▶ [Problem to work on]:
Check every line of the material below for the string "this", and return the ones that have it.
##### The input #####
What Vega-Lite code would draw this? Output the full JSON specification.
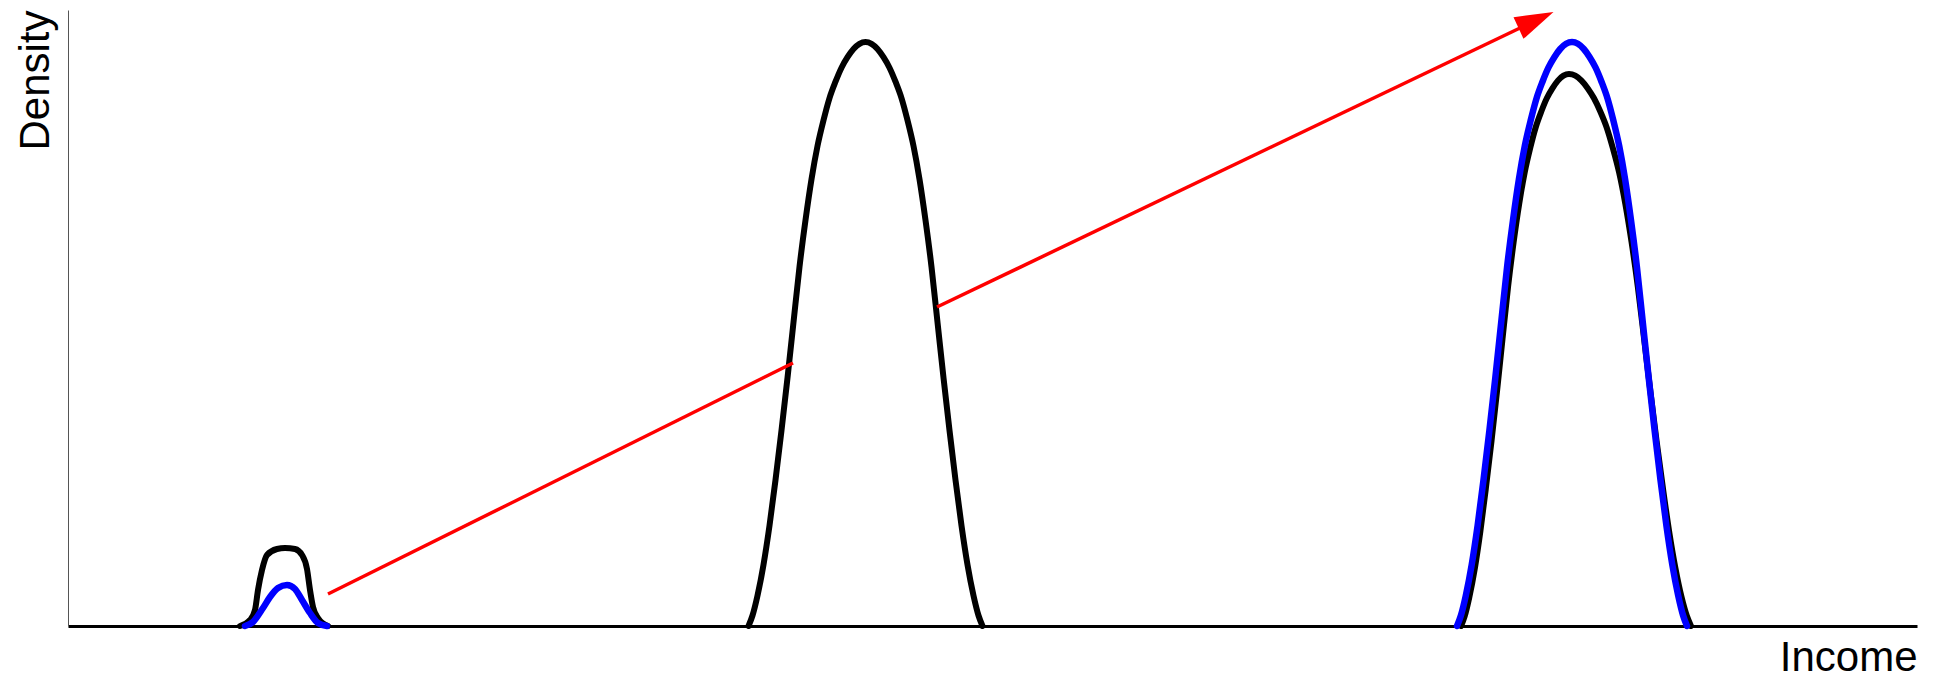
{
  "$schema": "https://vega.github.io/schema/vega-lite/v6.json",
  "width": 1849,
  "height": 616,
  "autosize": {"type": "none"},
  "padding": {"left": 68, "top": 10, "right": 29, "bottom": 52},
  "background": "white",
  "config": {"view": {"stroke": null}, "font": "Liberation Sans"},
  "datasets": {
    "curves": [
      {"series": "A", "part": "low", "income": 172, "density": 0},
      {"series": "A", "part": "low", "income": 182, "density": 6},
      {"series": "A", "part": "low", "income": 187, "density": 16},
      {"series": "A", "part": "low", "income": 190, "density": 36},
      {"series": "A", "part": "low", "income": 194, "density": 56},
      {"series": "A", "part": "low", "income": 199, "density": 71},
      {"series": "A", "part": "low", "income": 209, "density": 77},
      {"series": "A", "part": "low", "income": 217, "density": 78},
      {"series": "A", "part": "low", "income": 227, "density": 77},
      {"series": "A", "part": "low", "income": 234, "density": 71},
      {"series": "A", "part": "low", "income": 239, "density": 57},
      {"series": "A", "part": "low", "income": 242, "density": 36},
      {"series": "A", "part": "low", "income": 245, "density": 19},
      {"series": "A", "part": "low", "income": 250, "density": 8},
      {"series": "A", "part": "low", "income": 260, "density": 0},

      {"series": "A", "part": "mid", "income": 680.5, "density": 0},
      {"series": "A", "part": "mid", "income": 684.5, "density": 10.5},
      {"series": "A", "part": "mid", "income": 689.5, "density": 30.4},
      {"series": "A", "part": "mid", "income": 695.5, "density": 61.3},
      {"series": "A", "part": "mid", "income": 701.5, "density": 100.4},
      {"series": "A", "part": "mid", "income": 707.5, "density": 146},
      {"series": "A", "part": "mid", "income": 713.5, "density": 195.6},
      {"series": "A", "part": "mid", "income": 719.5, "density": 248.2},
      {"series": "A", "part": "mid", "income": 725.5, "density": 303.7},
      {"series": "A", "part": "mid", "income": 731.5, "density": 359.2},
      {"series": "A", "part": "mid", "income": 737.5, "density": 405.9},
      {"series": "A", "part": "mid", "income": 743.5, "density": 446.8},
      {"series": "A", "part": "mid", "income": 749.5, "density": 480},
      {"series": "A", "part": "mid", "income": 755.5, "density": 505.7},
      {"series": "A", "part": "mid", "income": 761.5, "density": 527.9},
      {"series": "A", "part": "mid", "income": 767.5, "density": 544.3},
      {"series": "A", "part": "mid", "income": 773.5, "density": 558.3},
      {"series": "A", "part": "mid", "income": 779.5, "density": 568.8},
      {"series": "A", "part": "mid", "income": 785.5, "density": 577},
      {"series": "A", "part": "mid", "income": 791.5, "density": 582.2},
      {"series": "A", "part": "mid", "income": 797.5, "density": 584},
      {"series": "A", "part": "mid", "income": 803.5, "density": 582.2},
      {"series": "A", "part": "mid", "income": 809.5, "density": 577},
      {"series": "A", "part": "mid", "income": 815.5, "density": 568.8},
      {"series": "A", "part": "mid", "income": 821.5, "density": 558.3},
      {"series": "A", "part": "mid", "income": 827.5, "density": 544.3},
      {"series": "A", "part": "mid", "income": 833.5, "density": 527.9},
      {"series": "A", "part": "mid", "income": 839.5, "density": 505.7},
      {"series": "A", "part": "mid", "income": 845.5, "density": 480},
      {"series": "A", "part": "mid", "income": 851.5, "density": 446.8},
      {"series": "A", "part": "mid", "income": 857.5, "density": 405.9},
      {"series": "A", "part": "mid", "income": 863.5, "density": 359.2},
      {"series": "A", "part": "mid", "income": 869.5, "density": 303.7},
      {"series": "A", "part": "mid", "income": 875.5, "density": 248.2},
      {"series": "A", "part": "mid", "income": 881.5, "density": 195.6},
      {"series": "A", "part": "mid", "income": 887.5, "density": 146},
      {"series": "A", "part": "mid", "income": 893.5, "density": 100.4},
      {"series": "A", "part": "mid", "income": 899.5, "density": 61.3},
      {"series": "A", "part": "mid", "income": 905.5, "density": 30.4},
      {"series": "A", "part": "mid", "income": 910.5, "density": 10.5},
      {"series": "A", "part": "mid", "income": 914.5, "density": 0},

      {"series": "A", "part": "high", "income": 1393, "density": 0},
      {"series": "A", "part": "high", "income": 1396.7, "density": 9.9},
      {"series": "A", "part": "high", "income": 1401.3, "density": 28.7},
      {"series": "A", "part": "high", "income": 1406.9, "density": 58},
      {"series": "A", "part": "high", "income": 1412.4, "density": 94.9},
      {"series": "A", "part": "high", "income": 1417.9, "density": 138},
      {"series": "A", "part": "high", "income": 1423.5, "density": 184.9},
      {"series": "A", "part": "high", "income": 1429, "density": 234.6},
      {"series": "A", "part": "high", "income": 1434.5, "density": 287},
      {"series": "A", "part": "high", "income": 1440.1, "density": 339.5},
      {"series": "A", "part": "high", "income": 1445.6, "density": 383.6},
      {"series": "A", "part": "high", "income": 1451.2, "density": 422.3},
      {"series": "A", "part": "high", "income": 1456.7, "density": 453.7},
      {"series": "A", "part": "high", "income": 1462.2, "density": 478},
      {"series": "A", "part": "high", "income": 1467.8, "density": 499},
      {"series": "A", "part": "high", "income": 1473.3, "density": 514.5},
      {"series": "A", "part": "high", "income": 1478.8, "density": 527.7},
      {"series": "A", "part": "high", "income": 1484.4, "density": 537.6},
      {"series": "A", "part": "high", "income": 1489.9, "density": 545.4},
      {"series": "A", "part": "high", "income": 1495.5, "density": 550.3},
      {"series": "A", "part": "high", "income": 1501, "density": 552},
      {"series": "A", "part": "high", "income": 1507.3, "density": 550.3},
      {"series": "A", "part": "high", "income": 1513.5, "density": 545.4},
      {"series": "A", "part": "high", "income": 1519.8, "density": 537.6},
      {"series": "A", "part": "high", "income": 1526, "density": 527.7},
      {"series": "A", "part": "high", "income": 1532.3, "density": 514.5},
      {"series": "A", "part": "high", "income": 1538.5, "density": 499},
      {"series": "A", "part": "high", "income": 1544.8, "density": 478},
      {"series": "A", "part": "high", "income": 1551.1, "density": 453.7},
      {"series": "A", "part": "high", "income": 1557.3, "density": 422.3},
      {"series": "A", "part": "high", "income": 1563.6, "density": 383.6},
      {"series": "A", "part": "high", "income": 1569.8, "density": 339.5},
      {"series": "A", "part": "high", "income": 1576.1, "density": 287},
      {"series": "A", "part": "high", "income": 1582.4, "density": 234.6},
      {"series": "A", "part": "high", "income": 1588.6, "density": 184.9},
      {"series": "A", "part": "high", "income": 1594.9, "density": 138},
      {"series": "A", "part": "high", "income": 1601.1, "density": 94.9},
      {"series": "A", "part": "high", "income": 1607.4, "density": 58},
      {"series": "A", "part": "high", "income": 1613.6, "density": 28.7},
      {"series": "A", "part": "high", "income": 1618.9, "density": 9.9},
      {"series": "A", "part": "high", "income": 1623, "density": 0},

      {"series": "B", "part": "low", "income": 177, "density": 0},
      {"series": "B", "part": "low", "income": 185, "density": 4},
      {"series": "B", "part": "low", "income": 195, "density": 18},
      {"series": "B", "part": "low", "income": 202, "density": 29},
      {"series": "B", "part": "low", "income": 210, "density": 38},
      {"series": "B", "part": "low", "income": 219, "density": 41},
      {"series": "B", "part": "low", "income": 227, "density": 37},
      {"series": "B", "part": "low", "income": 234, "density": 26},
      {"series": "B", "part": "low", "income": 242, "density": 13},
      {"series": "B", "part": "low", "income": 250, "density": 3},
      {"series": "B", "part": "low", "income": 259, "density": 0},

      {"series": "B", "part": "high", "income": 1389, "density": 0},
      {"series": "B", "part": "high", "income": 1392.9, "density": 10.5},
      {"series": "B", "part": "high", "income": 1397.8, "density": 30.4},
      {"series": "B", "part": "high", "income": 1403.7, "density": 61.3},
      {"series": "B", "part": "high", "income": 1409.6, "density": 100.4},
      {"series": "B", "part": "high", "income": 1415.5, "density": 146},
      {"series": "B", "part": "high", "income": 1421.4, "density": 195.6},
      {"series": "B", "part": "high", "income": 1427.3, "density": 248.2},
      {"series": "B", "part": "high", "income": 1433.2, "density": 303.7},
      {"series": "B", "part": "high", "income": 1439.1, "density": 359.2},
      {"series": "B", "part": "high", "income": 1445, "density": 405.9},
      {"series": "B", "part": "high", "income": 1450.9, "density": 446.8},
      {"series": "B", "part": "high", "income": 1456.8, "density": 480},
      {"series": "B", "part": "high", "income": 1462.7, "density": 505.7},
      {"series": "B", "part": "high", "income": 1468.6, "density": 527.9},
      {"series": "B", "part": "high", "income": 1474.5, "density": 544.3},
      {"series": "B", "part": "high", "income": 1480.4, "density": 558.3},
      {"series": "B", "part": "high", "income": 1486.3, "density": 568.8},
      {"series": "B", "part": "high", "income": 1492.2, "density": 577},
      {"series": "B", "part": "high", "income": 1498.1, "density": 582.2},
      {"series": "B", "part": "high", "income": 1504, "density": 584},
      {"series": "B", "part": "high", "income": 1509.9, "density": 582.2},
      {"series": "B", "part": "high", "income": 1515.8, "density": 577},
      {"series": "B", "part": "high", "income": 1521.7, "density": 568.8},
      {"series": "B", "part": "high", "income": 1527.6, "density": 558.3},
      {"series": "B", "part": "high", "income": 1533.5, "density": 544.3},
      {"series": "B", "part": "high", "income": 1539.4, "density": 527.9},
      {"series": "B", "part": "high", "income": 1545.3, "density": 505.7},
      {"series": "B", "part": "high", "income": 1551.2, "density": 480},
      {"series": "B", "part": "high", "income": 1557.1, "density": 446.8},
      {"series": "B", "part": "high", "income": 1563, "density": 405.9},
      {"series": "B", "part": "high", "income": 1568.9, "density": 359.2},
      {"series": "B", "part": "high", "income": 1574.8, "density": 303.7},
      {"series": "B", "part": "high", "income": 1580.7, "density": 248.2},
      {"series": "B", "part": "high", "income": 1586.6, "density": 195.6},
      {"series": "B", "part": "high", "income": 1592.5, "density": 146},
      {"series": "B", "part": "high", "income": 1598.4, "density": 100.4},
      {"series": "B", "part": "high", "income": 1604.3, "density": 61.3},
      {"series": "B", "part": "high", "income": 1610.2, "density": 30.4},
      {"series": "B", "part": "high", "income": 1615.1, "density": 10.5},
      {"series": "B", "part": "high", "income": 1619, "density": 0}
    ],
    "arrow": [
      {"segment": 1, "income": 260, "density": 32},
      {"segment": 1, "income": 725, "density": 263},
      {"segment": 2, "income": 869, "density": 319},
      {"segment": 2, "income": 1452, "density": 598}
    ],
    "arrowhead": [
      {"income": 1468, "density": 606}
    ]
  },
  "layer": [
    {
      "data": {"name": "curves"},
      "transform": [{"filter": "datum.series === 'A'"}],
      "mark": {"type": "line", "color": "black", "strokeWidth": 6, "interpolate": "monotone", "strokeCap": "round", "strokeJoin": "round"},
      "encoding": {
        "x": {
          "field": "income", "type": "quantitative",
          "scale": {"domain": [0, 1849], "nice": false, "zero": false},
          "axis": {
            "domain": true, "domainColor": "black", "domainWidth": 3,
            "ticks": false, "labels": false, "grid": false,
            "title": "Income", "titleFont": "Liberation Sans", "titleFontSize": 42,
            "titleFontWeight": "normal", "titleColor": "black",
            "titleX": 1849, "titleY": 44, "titleAlign": "right", "titleBaseline": "alphabetic"
          }
        },
        "y": {
          "field": "density", "type": "quantitative",
          "scale": {"domain": [0, 616], "nice": false, "zero": false},
          "axis": {
            "domain": true, "domainColor": "#555555", "domainWidth": 1,
            "ticks": false, "labels": false, "grid": false,
            "title": "Density", "titleFont": "Liberation Sans", "titleFontSize": 42,
            "titleFontWeight": "normal", "titleColor": "black",
            "titleX": -20, "titleY": 0, "titleAngle": 270, "titleAlign": "right", "titleBaseline": "alphabetic"
          }
        },
        "detail": {"field": "part", "type": "nominal"}
      }
    },
    {
      "data": {"name": "curves"},
      "transform": [{"filter": "datum.series === 'B'"}],
      "mark": {"type": "line", "color": "#0000ff", "strokeWidth": 6.5, "interpolate": "monotone", "strokeCap": "round", "strokeJoin": "round"},
      "encoding": {
        "x": {"field": "income", "type": "quantitative"},
        "y": {"field": "density", "type": "quantitative"},
        "detail": {"field": "part", "type": "nominal"}
      }
    },
    {
      "data": {"name": "arrow"},
      "mark": {"type": "line", "color": "#ff0000", "strokeWidth": 3.5},
      "encoding": {
        "x": {"field": "income", "type": "quantitative"},
        "y": {"field": "density", "type": "quantitative"},
        "detail": {"field": "segment", "type": "nominal"}
      }
    },
    {
      "data": {"name": "arrowhead"},
      "mark": {"type": "point", "shape": "M1,0L-1,-0.62L-1,0.62Z", "filled": true, "color": "#ff0000", "opacity": 1, "size": 1482, "angle": 335.4, "strokeWidth": 0},
      "encoding": {
        "x": {"field": "income", "type": "quantitative"},
        "y": {"field": "density", "type": "quantitative"}
      }
    }
  ]
}
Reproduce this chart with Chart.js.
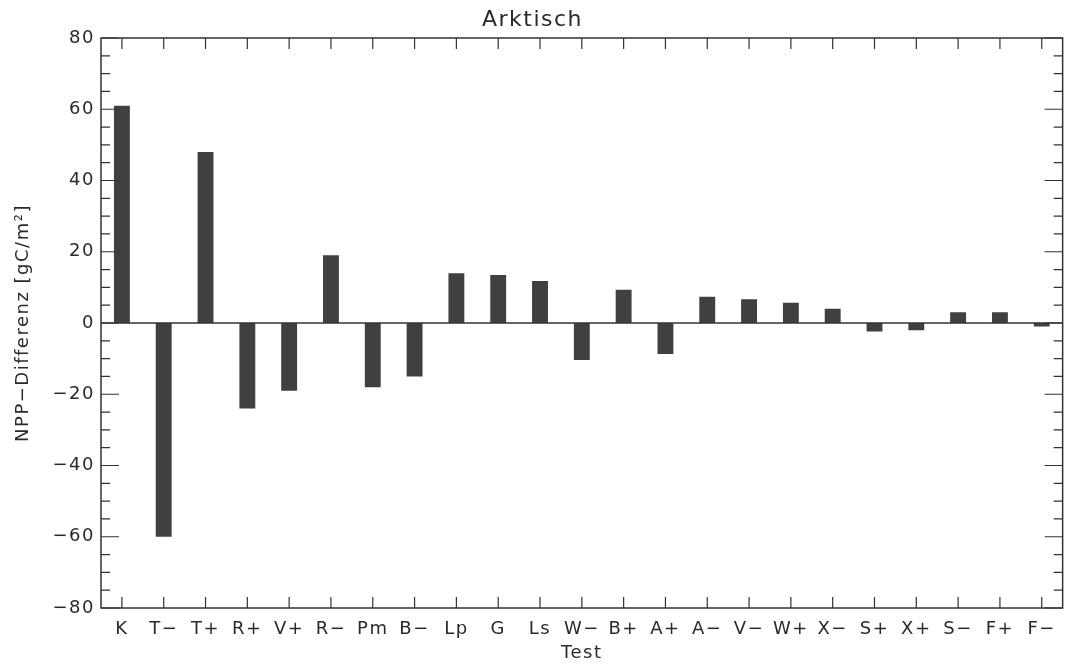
#####
▶ [The answer]:
What Vega-Lite code would draw this? Output the full JSON specification.
Reproduce this chart with Chart.js.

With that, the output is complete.